A COMPOSER'S BLOG

Tony Haynes, composer/creative director of the Grand Union Orchestra, tells the inside story of his music for the orchestra, its musicians and colourful history.

28: On the Edge

Towards the end of November, Grand Union makes a welcome return to the historic and gloriously atmospheric Wilton’s Music Hall with a typically ambitious programme that displays the whole range of the Orchestra’s current work. Billed as a ‘four-day world jazz festival’, On the Edge provides on successive nights an opportunity to jam with GUO musicians, dance to their music from around the world, hear singers from six different countries and catch some great jazz soloists in a global big band setting.

Wilton’s is not just East London’s most attractive gig venue, however. Situated at the Tower Bridge end of Cable Street, it is redolent of the history of the East End, particularly the notorious Battle of Cable Street itself, when in 1936 Oswald Mosley and his Blackshirts, threatening the local, long-established Jewish population, were forced to abandon their march through Whitechapel and Stepney in the face of powerful popular protest. Grand Union and its Youth Orchestra took part in commemorating the 75th anniversary of this event at Wilton’s – one of the most intensely moving performances I have ever been involved in.

But history doesn’t stand still. Fascism and racist demonstrations continue to foment in East London, stirred up by the National Front, the BNP and most recently the English Defence League; their favourite target these days is ‘Islamists’, the very substantial Muslim population in the area (the London Mosque is also nearby). So far, they too have always been repelled by popular revulsion and effective public protest and counter-demonstrations, but in the present social and economic climate we should not be complacent.

I have often spoken of the ‘authenticity’ of Grand Union’s music – performed by singers and musicians who have directly experienced the kind of events they portray or lived the stories they tell. Many venues have an ‘authenticity’ too, and suggest material and a style of performance that suits them. The Cable Street anniversary event was so moving for this reason: Wilton’s feels the right place to perform songs that express the history of East London, its mixed demographic and its record of protest and stand against injustice.
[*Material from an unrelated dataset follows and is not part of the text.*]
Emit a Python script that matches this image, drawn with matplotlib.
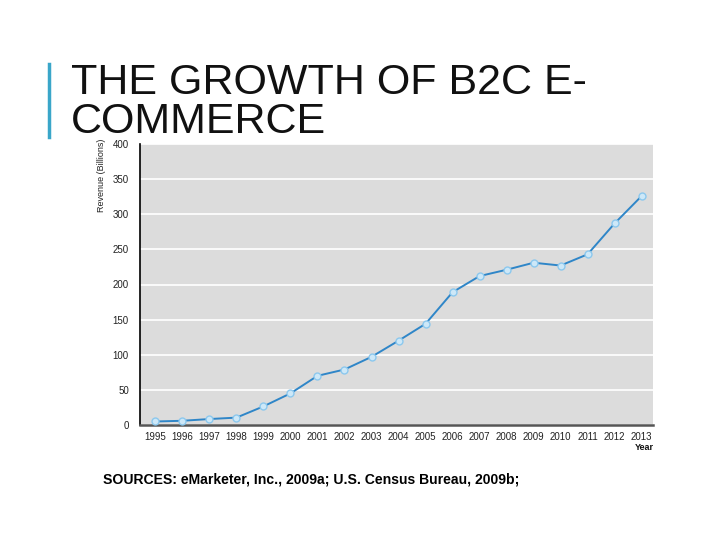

This is why this song came to mind, why I am writing this post around it, and why I shall include it in the programme for On the Edge.

Silence is Consent

Silence is Consent comes from Freedom Calls, and on the CD the first verse, sung unaccompanied,  is used to link two earlier numbers:

SiC-1

The ‘composition tip’ here is not about musical detail, but an unusual approach to song-writing.

This is one of those songs where the expression of the music is quite deliberately at odds with the meaning of the lyrics. It’s a technique that I favour often – a version of Brecht’s ‘alienation effect’, and therefore not surprisingly characteristic of a lot of Kurt Weill’s songs. Rather than respond directly to the stridency and shoutiness of the words, I thought it would be more effective to make the song deceptively romantic, a kind of lullaby; that way, what the words are actually saying comes out more starkly against the soft textures, and throws their ‘message’ into greater relief.

To compound the effect, the introduction (the first minute or so) is very spacy and almost lush, led by panpipes (played, poignantly, by Chilean exile Vladimir Vega – see also Post 26 and Post 11) over bells, vibraphone and lyrical bass guitar (the great Keith Morris) based on an A minor (Dorian mode) scale and the simple Am-D chord changes which open the song. Then the voice comes in, with trombone obbligato; here is the complete second verse and chorus:

SiC-2a

SiC-2b

The harmony is unusual but simple, providing a basis for the contrapuntal textures The chorus is distinguished by the intertwining women’s voices, sustained chords in brass and wind, and especially the unusual addition of steel pans to the mix. A solo flute (which you can just hear playing a simple swaying figure against the voice in both verses) plays a short link into the third and final verse (sung by Vladimir), a little sparer and more direct with the addition of a tolling bell:

SiC-3

Note

Silence is Consent is sung here by Josefina Cupido, who was a member of my first independent band RedBrass which toured in the late 1970s. She is also a very fine drummer and percussionist, a founder member of the celebrated and pioneering women’s jazz group The Guest Stars. Jo performed in several early Grand Union Orchestra shows (A Book of Numbers, Freedom Calls), and in Can’t Chain Up Me Mind (toured 2007, commemorating the 200th anniversary of the abolition of the slave trade). It’s great to welcome her back again for On the Edge, and indeed to hear her sing Silence is Consent once more!